DETROIT - Ford Motor Co. is paying its dealers hefty incentives on 10 vehicle lines to keep off-lease units out of auctions.
The company wants dealers to buy off-lease vehicles to help sustain used-car prices by diverting vehicles from discounted auction inventory. Cheap off-lease units threaten used- and new-vehicle pricing structures. A flood of discounted off-lease vehicles depresses used-car prices and makes it difficult to establish strong lease-end values on new units.
The Ford Taurus and Ford Explorer - two of Ford's best-sellers - are included in the national program. The program began May 1 and ends June 30.
Ford is paying dealers $700 to $6,000 per unit, depending on nameplate and mileage. Dealers also receive an additional floorplan incentive of $200 to $450 per unit. The program covers vehicles leased for 24 months through Ford Motor Credit Co.
Other manufacturers do not share Ford's problem.
Ford is the industry's leasing leader. It accounted for 30 percent of personal-use leases written in the United States in the first four months of 1997, according to CNW Marketing/Research in Bandon, Ore. General Motors had 21 percent; Chrysler Corp. had 13 percent.
A FIRST FOR FORD
This is the first time Ford has dipped into its leasing residual reserve fund to pay dealer incentives, said Roger Olsen, Ford brand manager/Red Carpet Lease. The company is establishing more conservative residual values when crafting lease programs today.
Dealers let off-lease vehicles go to auctions because the auction value is hundreds of dollars - and sometimes thousands of dollars - less than Ford's anticipated residual value. That means it is cheaper to stock dealership used-car lots at auction. A sizable spread between the used and new vehicles also can provoke customer resistance to new-car prices.
Currently, dealers keep about 30 to 35 percent of the off-lease cars and trucks financed through Ford Motor Credit Co. in the 10 affected vehicle lines, Olsen said. Ford wants to boost that to about 50 percent, he said.
In contrast, in 1996 Toyota dealers retained 62.1 percent of the brand's personal-use off-lease vehicles financed through all sources, said Art Spinella, CNW vice president. When all vehicle lines and all financing sources are considered, Ford, Lincoln and Mercury dealers retained more than 40 percent of personal-use off-lease units in 1996, Spinella said.
Ford raises lease-end values and discounts finance rates to reduce a customer's monthly payment on a 24-month lease.
'If our residual value is higher than the Automotive Lease Guide, we set aside a certain number of dollars per percentage point,' Olsen said. 'I call it the rainy-day fund.
'We have taken some of the reserve and paid it out in dealer incentives,' Olsen said. 'It is not a case of having to spend more money. It has already been booked.'
Vehicles bought at auction will still be cheaper - even with the incentives, Olsen said. But Ford hopes dealers will want to retain their own off-lease units and avoid the time and reconditioning fees required when buying at auction.

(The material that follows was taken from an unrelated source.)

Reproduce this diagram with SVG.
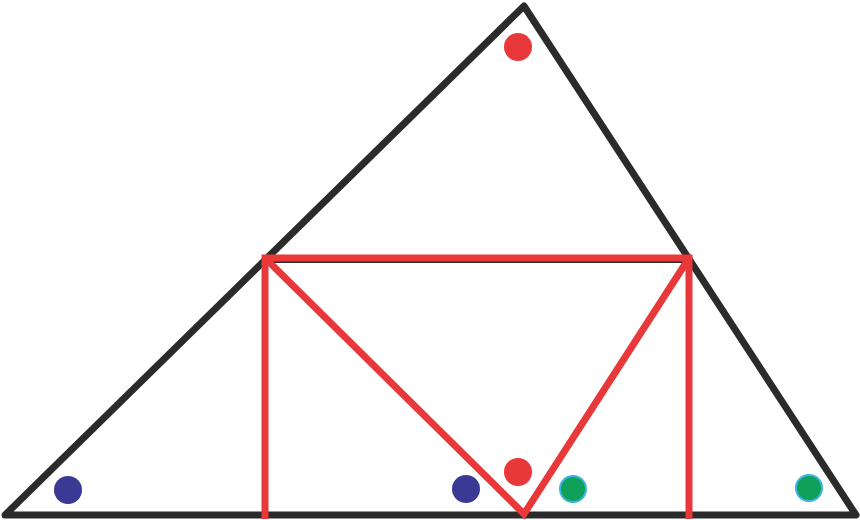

Explorer Red Carpet lease expirations total about 5,000 a month at this time of year, Olsen said. About 4,000 Taurus Red Carpet Lease contracts expire monthly, he said.
Olsen downplayed the off-lease volume.
'The number of off-lease Ford, Lincoln and Mercury vehicles coming back in 1997 - and not kept by the customer - will represent roughly one percent of the total used-vehicle transactions in the country,' he said.
Nonetheless, so far this year leasing has accounted for more than one-third of the retail transactions at Ford and Lincoln-Mercury.
Today, Ford is reducing residual values on its lease programs to avoid the gap between anticipated and actual lease-end values and to allow customers to reach an equity position in their vehicles.
'We have been far more conservative in the past year,' Olsen said, referring to established lease-end values.
Ford's leasing strategy now calls for lower residual values so that customers more quickly reach a position of equity in the vehicle and can be moved into another new-vehicle lease, Olsen said.
'If we can have a customer in an equity position, we have a better chance of putting them in a new vehicle because there is enough equity to pay the remaining lease payment (on the expiring lease),' he said.
In addition, dealers have asked for an incentive program in order to buy their own off-lease units, Olsen said. Such units are desirable because dealers know the vehicle's service and driving history.
Ford's action is not a response to the softening of the used-car market in the last quarter of 1996 and the first quarter of 1997, Olsen said. 'Used-vehicle prices depressed slightly on 1-year-old and 4- and 5-year-old units but not 2- and 3-year-old vehicles,' he said. Ford's program covers 24-month-old units.